Your task is to reproduce, verbatim and without pictures, the lines from the opening of the listing through the line containing "2597, 2570, 2700]".

%%

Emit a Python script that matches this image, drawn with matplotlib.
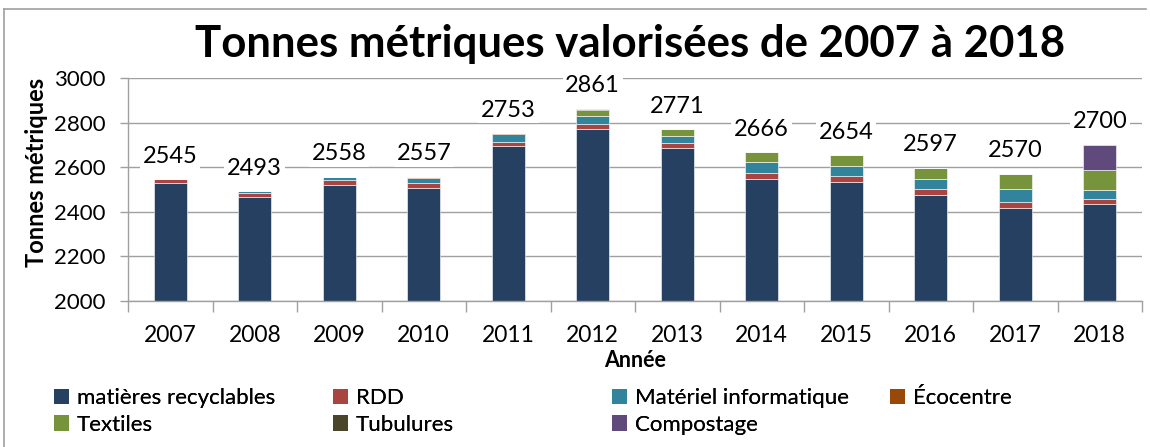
import numpy as np
import matplotlib
matplotlib.use('Agg')
import matplotlib.pyplot as plt
from matplotlib.patches import Patch
from matplotlib.lines import Line2D

plt.rcParams['font.family'] = ['Lato', 'DejaVu Sans']

# ============ DATA ============
years = ['2007', '2008', '2009', '2010', '2011', '2012',
         '2013', '2014', '2015', '2016', '2017', '2018']
totals = [2545, 2493, 2558, 2557, 2753, 2861, 2771, 2666, 2654, 2597, 2570, 2700]

recyclables = [2530, 2465, 2522, 2508, 2695, 2772, 2688, 2548, 2535, 2475, 2418, 2434]
rdd         = [15, 20, 21, 22, 20, 21, 20, 24, 27, 26, 27, 24]
informatique = [0, 8, 15, 22, 32, 38, 30, 50, 42, 48, 56, 42]
ecocentre   = [0, 0, 0, 5, 6, 0, 0, 0, 0, 0, 0, 0]
textiles    = [0, 0, 0, 0, 0, 27, 33, 44, 50, 48, 69, 86]
tubulures   = [0, 0, 0, 0, 0, 3, 0, 0, 0, 0, 0, 0]
compostage  = [0, 0, 0, 0, 0, 0, 0, 0, 0, 0, 0, 114]

series = [
    ('matières recyclables', recyclables, '#264061'),
    ('RDD', rdd, '#AA4441'),
    ('Matériel informatique', informatique, '#31849B'),
    ('Écocentre', ecocentre, '#984807'),
    ('Textiles', textiles, '#77933C'),
    ('Tubulures', tubulures, '#4A452A'),
    ('Compostage', compostage, '#604A7B'),
]

# ============ FIGURE ============
fig = plt.figure(figsize=(11.5, 4.47), dpi=100)
ax = fig.add_axes([128 / 1150, 1 - 301 / 447, 1014 / 1150, 223 / 447])

x = np.arange(len(years))
bottom = np.zeros(len(years))
for name, vals, col in series:
    vals = np.array(vals, dtype=float)
    ax.bar(x, vals, 0.39, bottom=bottom, color=col, edgecolor='white',
           linewidth=0.4, label=name, zorder=2)
    bottom += vals

for xi, tot, top in zip(x, totals, bottom):
    ax.annotate(f'{tot}', (xi, top), xytext=(0, 9), textcoords='offset points',
                ha='center', va='bottom', fontsize=17, color='black',
                bbox=dict(facecolor='white', edgecolor='none', pad=2),
                zorder=5, annotation_clip=False)

ax.set_ylim(2000, 3000)
ax.set_yticks(np.arange(2000, 3001, 200))
ax.set_xlim(-0.5, len(years) - 0.5)
ax.set_xticks(x)
ax.set_xticklabels(years)
ax.set_xticks(np.arange(-0.5, len(years)), minor=True)
ax.tick_params(axis='x', which='major', length=0, labelsize=16.5, pad=17)
ax.tick_params(axis='x', which='minor', length=8, color='#A0A0A0', width=1)
ax.tick_params(axis='y', length=6, color='#A0A0A0', width=1, labelsize=16, pad=10)
ax.grid(axis='y', color='#A0A0A0', linewidth=1, zorder=0)
ax.set_axisbelow(True)
for s in ['top', 'right']:
    ax.spines[s].set_visible(False)
for s in ['left', 'bottom']:
    ax.spines[s].set_color('#A0A0A0')
    ax.spines[s].set_linewidth(1)

ax.set_xlabel('Année', fontsize=15.5, fontweight='bold')
ax.xaxis.set_label_coords(0.5, -49 / 223)
ax.set_ylabel('Tonnes métriques', fontsize=17, fontweight='bold')
ax.yaxis.set_label_coords(-80 / 1014, (301 - 172) / 223)

fig.text(0.548, 1 - 44 / 447, 'Tonnes métriques valorisées de 2007 à 2018',
         ha='center', va='center', fontsize=31.5, fontweight='bold')

# legend laid out in four fixed columns, like the original
handles = [Patch(facecolor=c, edgecolor='none') for _, _, c in series]
names = [n for n, _, _ in series]
col_x = [54, 333, 612, 890]
col_items = [[0, 4], [1, 5], [2, 6], [3]]
for cx, items in zip(col_x, col_items):
    leg = fig.legend([handles[i] for i in items], [names[i] for i in items],
                     loc='upper left', bbox_to_anchor=(cx / 1150, 1 - 388 / 447),
                     frameon=False, fontsize=16, handlelength=0.68,
                     handleheight=0.68, handletextpad=0.35, labelspacing=0.3,
                     borderpad=0, borderaxespad=0)
    fig.add_artist(leg)

# outer border
fig.add_artist(Line2D([4 / 1150, 4 / 1150], [0, 1 - 9 / 447], color='#A0A0A0', lw=1.2,
                      transform=fig.transFigure))
fig.add_artist(Line2D([4 / 1150, 1146 / 1150], [1 - 9 / 447, 1 - 9 / 447],
                      color='#A0A0A0', lw=1.2, transform=fig.transFigure))

fig.savefig('out.png', dpi=100)
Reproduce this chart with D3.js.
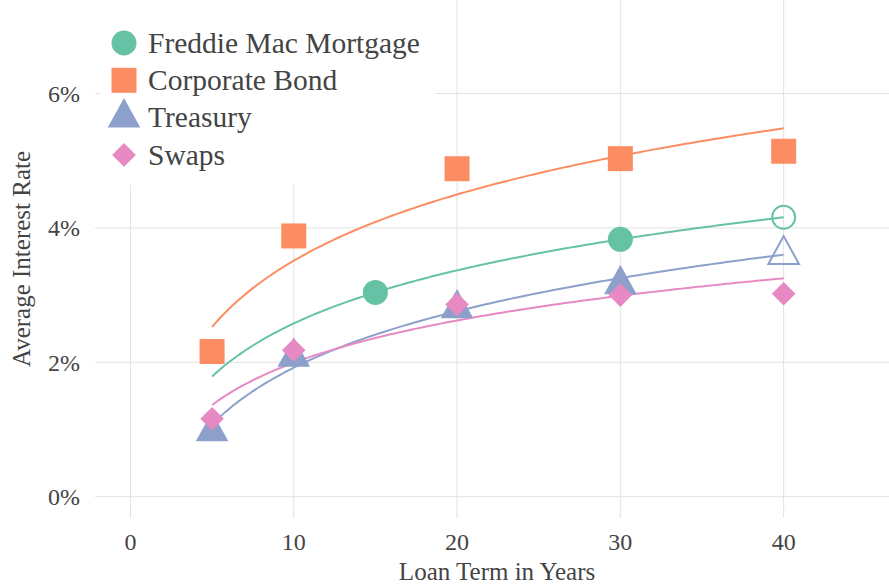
<!DOCTYPE html>
<html>
<head>
<meta charset="utf-8">
<script src="https://cdn.jsdelivr.net/npm/d3@7"></script>
<style>
  body { margin: 0; background: #fff; }
  svg { display: block; font-family: "Liberation Serif", "Times New Roman", serif; }
</style>
</head>
<body>
<div id="chart"></div>
<script>
// observed average rates (%) by loan term (years)
const seriesNames = ['Freddie Mac Mortgage', 'Corporate Bond', 'Treasury', 'Swaps'];
const freddieYears = [15, 30];
const freddieRates = [3.04, 3.83];
const corpYears = [5, 10, 20, 30, 40];
const corpRates = [2.16, 3.88, 4.88, 5.03, 5.14];
const treasYears = [5, 10, 20, 30];
const treasRates = [0.97, 2.08, 2.80, 3.16];
const swapYears = [5, 10, 20, 30, 40];
const swapRates = [1.16, 2.18, 2.86, 3.00, 3.02];
const xTicks = [0, 10, 20, 30, 40];
const yTicks = [0, 2, 4, 6];
const fitFrom = 5, fitTo = 40;

const colors = ['#66c2a5', '#fc8d62', '#8da0cb', '#e78ac3'];
const shapes = ['circle', 'square', 'triangle', 'diamond'];
const TEXT = '#444';

const W = 889, H = 586;
const m = { l: 95, r: 0, t: 0, b: 68 };

const x = d3.scaleLinear().domain([-2.17, 46.45]).range([m.l, W - m.r]);
const y = d3.scaleLinear().domain([-0.317, 7.391]).range([H - m.b, m.t]);

// least squares fit of rate = a + b*ln(term)
function logFit(xs, ys) {
  const lx = xs.map(Math.log);
  const mx = d3.mean(lx), my = d3.mean(ys);
  const b = d3.sum(lx, (v, i) => (v - mx) * (ys[i] - my)) / d3.sum(lx, v => (v - mx) ** 2);
  return { a: my - b * mx, b };
}

const series = [
  [freddieYears, freddieRates], [corpYears, corpRates],
  [treasYears, treasRates], [swapYears, swapRates]
].map(([xs, ys], i) => {
  const f = logFit(xs, ys);
  const pred = t => f.a + f.b * Math.log(t);
  return {
    name: seriesNames[i], color: colors[i], shape: shapes[i],
    pts: xs.map((t, j) => ({ t, r: ys[j] })),
    curve: d3.range(fitFrom, fitTo + 0.001, 0.25).map(t => ({ t, r: pred(t) })),
    // series without a 40-year observation get a hollow predicted marker
    hollow: xs.includes(fitTo) ? null : { t: fitTo, r: pred(fitTo) }
  };
});

function shapePath(shape) {
  if (shape === 'circle') return 'M12.5,0A12.5,12.5 0 1,1 -12.5,0A12.5,12.5 0 1,1 12.5,0Z';
  if (shape === 'square') return 'M-12.5,-12.5H12.5V12.5H-12.5Z';
  if (shape === 'triangle') return 'M0,-19.5L16.3,9.8H-16.3Z';
  return 'M0,-11.8L11.8,0L0,11.8L-11.8,0Z';
}
function hollowPath(shape) {
  if (shape === 'circle') return 'M11.5,0A11.5,11.5 0 1,1 -11.5,0A11.5,11.5 0 1,1 11.5,0Z';
  return 'M0,-18.5L15.3,9.3H-15.3Z';
}

const svg = d3.select('#chart').append('svg').attr('width', W).attr('height', H);

// grid
svg.append('g').selectAll('line').data(xTicks).join('line')
  .attr('x1', d => x(d)).attr('x2', d => x(d))
  .attr('y1', m.t).attr('y2', H - m.b)
  .attr('stroke', '#e2e2e2').attr('stroke-width', 1);
svg.append('g').selectAll('line').data(yTicks).join('line')
  .attr('x1', m.l).attr('x2', W - m.r)
  .attr('y1', d => y(d)).attr('y2', d => y(d))
  .attr('stroke', '#e2e2e2').attr('stroke-width', 1);

// tick labels
svg.append('g').selectAll('text').data(xTicks).join('text')
  .attr('x', d => x(d)).attr('y', 550)
  .attr('text-anchor', 'middle').attr('font-size', 24).attr('fill', TEXT)
  .text(d => d);
svg.append('g').selectAll('text').data(yTicks).join('text')
  .attr('x', 80).attr('y', d => y(d)).attr('dy', '0.35em')
  .attr('text-anchor', 'end').attr('font-size', 24).attr('fill', TEXT)
  .text(d => d + '%');

// axis titles
svg.append('text').attr('x', x(20) + 40).attr('y', 580)
  .attr('text-anchor', 'middle').attr('font-size', 25).attr('fill', TEXT)
  .text('Loan Term in Years');
svg.append('text')
  .attr('transform', `translate(30,${(m.t + H - m.b) / 2}) rotate(-90)`)
  .attr('text-anchor', 'middle').attr('font-size', 25).attr('fill', TEXT)
  .text('Average Interest Rate');

// fitted curves
const line = d3.line().x(d => x(d.t)).y(d => y(d.r)).curve(d3.curveLinear);
svg.append('g').selectAll('path').data(series).join('path')
  .attr('d', d => line(d.curve))
  .attr('fill', 'none').attr('stroke', d => d.color).attr('stroke-width', 2);

// markers
const mk = svg.append('g').selectAll('g').data(series).join('g');
mk.selectAll('path.pt').data(d => d.pts.map(p => ({ ...p, s: d }))).join('path')
  .attr('class', 'pt')
  .attr('transform', d => `translate(${x(d.t)},${y(d.r)})`)
  .attr('d', d => shapePath(d.s.shape)).attr('fill', d => d.s.color);
mk.filter(d => d.hollow).append('path')
  .attr('transform', d => `translate(${x(d.hollow.t)},${y(d.hollow.r)})`)
  .attr('d', d => hollowPath(d.shape))
  .attr('fill', 'none').attr('stroke', d => d.color).attr('stroke-width', 2);

// legend
const leg = svg.append('g');
leg.append('rect').attr('x', 100).attr('y', 0).attr('width', 335).attr('height', 185).attr('fill', '#fff');
const li = leg.selectAll('g').data(series).join('g')
  .attr('transform', (d, i) => `translate(124,${43 + i * 37.3})`);
li.append('path').attr('d', d => shapePath(d.shape)).attr('fill', d => d.color);
li.append('text').attr('x', 24).attr('dy', '0.33em')
  .attr('font-size', 29.5).attr('fill', TEXT).text(d => d.name);
</script>
</body>
</html>
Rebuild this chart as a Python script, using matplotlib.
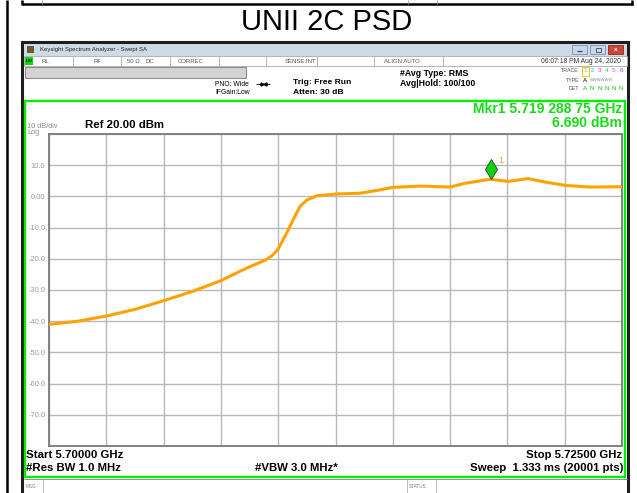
import matplotlib
matplotlib.use("Agg")
import matplotlib.pyplot as plt
import matplotlib.transforms as mtransforms
from matplotlib.patches import Rectangle

# ====== trace values ======
freq_ghz = [5.70000, 5.70127, 5.70253, 5.70375, 5.70497, 5.70624, 5.70750, 5.70833, 5.70877,
            5.70942, 5.70973, 5.70999, 5.71038, 5.71065, 5.71095, 5.71126, 5.71169, 5.71257,
            5.71357, 5.71422, 5.71500, 5.71619, 5.71750, 5.71815, 5.71924, 5.72003, 5.72090,
            5.72164, 5.72256, 5.72360, 5.72500]
level_dbm = [-41.0, -40.0, -38.3, -36.2, -33.5, -30.5, -27.0, -24.0, -22.5,
             -20.5, -19.0, -17.0, -11.6, -7.5, -3.2, -1.1, 0.2, 0.8,
             1.0, 1.8, 2.9, 3.3, 3.0, 4.2, 5.5, 4.8, 5.7,
             4.6, 3.5, 3.0, 3.1]

start_ghz, stop_ghz = 5.700, 5.725
ref_level, db_div = 20.0, 10.0
mkr_freq, mkr_level = 5.71928875, 6.690

y_ticks = [20, 10, 0, -10, -20, -30, -40, -50, -60, -70, -80]
y_labels = ["", "10.0", "0.00", "-10.0", "-20.0", "-30.0", "-40.0", "-50.0", "-60.0", "-70.0", ""]

trace_nums = ["1", "2", "3", "4", "5", "6"]
trace_cols = ["#f0a000", "#00d0f0", "#ff20ff", "#30d030", "#ff40ff", "#9040ff"]

status_cells = [(42, "RL"), (93, "RF"), (127, "50 \u03a9"), (146, "DC"), (178, "CORREC"),
                (285, "SENSE:INT"), (384, "ALIGN AUTO")]
status_seps = [73, 121, 170, 219, 266, 317, 374, 443]

UI = ["Liberation Sans", "DejaVu Sans"]

W, H = 637, 493
fig = plt.figure(figsize=(W / 100, H / 100), dpi=100)
bg = fig.add_axes([0, 0, 1, 1])
bg.set_xlim(0, W)
bg.set_ylim(H, 0)
bg.axis("off")


def box(x0, y0, x1, y1, fc="none", ec="none", lw=1.0, z=1):
    bg.add_patch(Rectangle((x0, y0), x1 - x0, y1 - y0, facecolor=fc,
                           edgecolor=ec, linewidth=lw, zorder=z))


def hline(y, x0, x1, c="black", lw=1.0, z=2):
    bg.plot([x0, x1], [y, y], color=c, lw=lw, solid_capstyle="butt", zorder=z)


def vline(x, y0, y1, c="black", lw=1.0, z=2):
    bg.plot([x, x], [y0, y1], color=c, lw=lw, solid_capstyle="butt", zorder=z)


def txt(x, y, s, size, color="black", weight="normal", ha="left", va="center", family=UI):
    bg.text(x, y, s, fontsize=size, color=color, fontweight=weight, ha=ha, va=va,
            family=family, zorder=5)


# page table lines
hline(4, 22, 633, lw=1.8)
vline(7, 0, H, lw=1.8)
vline(22, 0, 5, lw=1.8)
vline(632, 0, 5, lw=1.8)
for xx in [42, 408, 437]:
    vline(xx, 0, 4, c="#9a9a9a", lw=0.6)

txt(327, 22.5, "UNII 2C PSD", 21, ha="center")

# analyzer window
box(22, 42, 628, 496, fc="white", ec="#1e1e1e", lw=2.2)
box(24, 43.5, 626.5, 56, fc="#cfdae7")
box(27, 46, 34, 53, fc="#6b5a2a")
txt(40, 49.8, "Keysight Spectrum Analyzer - Swept SA", 4.3, color="#222222")
box(572, 45, 587, 53.5, fc="#c8d8ec", ec="#7d8fa8", lw=0.6)
box(590, 45, 605, 53.5, fc="#c8d8ec", ec="#7d8fa8", lw=0.6)
box(608, 45, 623, 53.5, fc="#c9473b", ec="#8a2a22", lw=0.6)
hline(51, 577, 582, c="#33475e", lw=0.9, z=3)
box(595.5, 47.5, 600.5, 51.5, ec="#33475e", lw=0.6, z=3)
txt(615.5, 49.3, "x", 4.5, color="white", weight="bold", ha="center")

# status row
box(24, 56, 626.5, 66, fc="white", ec="#a8a8a8", lw=0.6)
box(25, 57, 33, 65, fc="#00e000")
txt(29, 61, "LXI", 3.2, weight="bold", ha="center")
for xx in status_seps:
    vline(xx, 56, 66, c="#a8a8a8", lw=0.6)
for xx, s in status_cells:
    txt(xx, 61.2, s, 4.3, color="#555555")
txt(621, 61.2, "06:07:18 PM Aug 24, 2020", 4.9, color="#333333", ha="right")

# header block
box(25, 67, 246, 78, fc="#d3d3d3", ec="#8f8f8f", lw=0.8)
txt(215, 84, "PNO: Wide", 4.9)
txt(215, 93, "IFGain:Low", 4.9)
hline(84, 256, 270, lw=0.6)
bg.plot([261.5], [84], marker=">", ms=2.2, color="black", zorder=3)
bg.plot([264.5], [84], marker="<", ms=2.2, color="black", zorder=3)
txt(293, 83, "Trig: Free Run", 6.1, weight="bold")
txt(293, 92, "Atten: 30 dB", 6.1, weight="bold")
txt(400, 74, "#Avg Type: RMS", 6.3, weight="bold")
txt(400, 84, "Avg|Hold: 100/100", 6.3, weight="bold")
txt(579, 71, "TRACE", 3.8, color="#555555", ha="right")
txt(579, 80, "TYPE", 3.8, color="#555555", ha="right")
txt(579, 89, "DET", 3.8, color="#555555", ha="right")
box(581.5, 66.5, 588.5, 75.5, ec="#e8c000", lw=0.6)
for i, (n, c) in enumerate(zip(trace_nums, trace_cols)):
    xx = 585 + i * 7.2
    txt(xx, 71, n, 4.6, color=c, ha="center")
    txt(xx, 89, "A" if i == 0 else "N", 4.6, color="#20c020", ha="center")
txt(585, 80, "A", 4.6, ha="center")
txt(589.5, 80, "WWWWWW", 3.0, color="#888888")

# green measurement frame
box(25, 100.5, 625, 477, ec="#00ee00", lw=1.7, z=4)
txt(622, 109, "Mkr1 5.719 288 75 GHz", 10, color="#14dc14", weight="bold", ha="right")
txt(622, 123, "6.690 dBm", 10, color="#14dc14", weight="bold", ha="right")
txt(27, 126, "10 dB/div", 5.3, color="#8c8c8c")
txt(27, 132.5, "Log", 5.3, color="#8c8c8c")
txt(85, 125.5, "Ref 20.00 dBm", 8.2, weight="bold")

txt(26, 455, "Start 5.70000 GHz", 8.2, weight="bold")
txt(26, 468, "#Res BW 1.0 MHz", 8.2, weight="bold")
txt(255, 468, "#VBW 3.0 MHz*", 8.2, weight="bold")
txt(622, 455, "Stop 5.72500 GHz", 8.2, weight="bold", ha="right")
txt(623, 468, "Sweep  1.333 ms (20001 pts)", 8.2, weight="bold", ha="right")

# msg / status row
hline(479, 24, 626.5, c="#909090", lw=0.7)
vline(43, 479, H, c="#b0b0b0", lw=0.6)
vline(407, 479, H, c="#b0b0b0", lw=0.6)
vline(436, 479, H, c="#b0b0b0", lw=0.6)
txt(26, 487, "MSG", 3.3, color="#777777")
txt(408.5, 487, "STATUS", 3.3, color="#777777")

# ====== trace axes ======
ax = fig.add_axes([49 / W, 1 - 446 / H, 573 / W, 312 / H])
span = stop_ghz - start_ghz
ax.set_xlim(start_ghz, stop_ghz)
ax.set_ylim(ref_level - 10 * db_div, ref_level)
ax.set_xticks([start_ghz + i * span / 10 for i in range(11)])
ax.set_xticklabels([])
ax.set_yticks(y_ticks)
ax.set_yticklabels(y_labels, color="#9a9a9a", fontsize=5.4, family=UI)
ax.tick_params(length=0, pad=2.5)
ax.grid(True, color="#b8b8b8", lw=1.0)
ax.set_axisbelow(True)
for sp in ax.spines.values():
    sp.set_color("#7a7a7a")
    sp.set_linewidth(1.3)
ax.patch.set_alpha(0)

ax.plot(freq_ghz, level_dbm, color="#ffa200", lw=2.2, zorder=3)

# marker diamond sits with its lower tip on the marker point
tip = mtransforms.offset_copy(ax.transData, fig=fig, y=5, units="points")
ax.plot([mkr_freq], [mkr_level], marker="d", ms=10, mfc="#10d010", mec="#2a5a2a",
        mew=0.7, transform=tip, zorder=4, clip_on=False)
ax.annotate("1", (mkr_freq, mkr_level), xytext=(5, 11), textcoords="offset points",
            color="#f0a020", fontsize=6.5, family=UI, va="center")

fig.savefig("out.png", dpi=100)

%%

Answer to this exercise
Emit a Python script that matches this image, drawn with matplotlib.
import numpy as np
import matplotlib
matplotlib.use('Agg')
import matplotlib.pyplot as plt
from matplotlib.patches import Patch
from matplotlib.lines import Line2D

plt.rcParams['font.family'] = ['Lato', 'DejaVu Sans']

# ============ DATA ============
years = ['2007', '2008', '2009', '2010', '2011', '2012',
         '2013', '2014', '2015', '2016', '2017', '2018']
totals = [2545, 2493, 2558, 2557, 2753, 2861, 2771, 2666, 2654, 2597, 2570, 2700]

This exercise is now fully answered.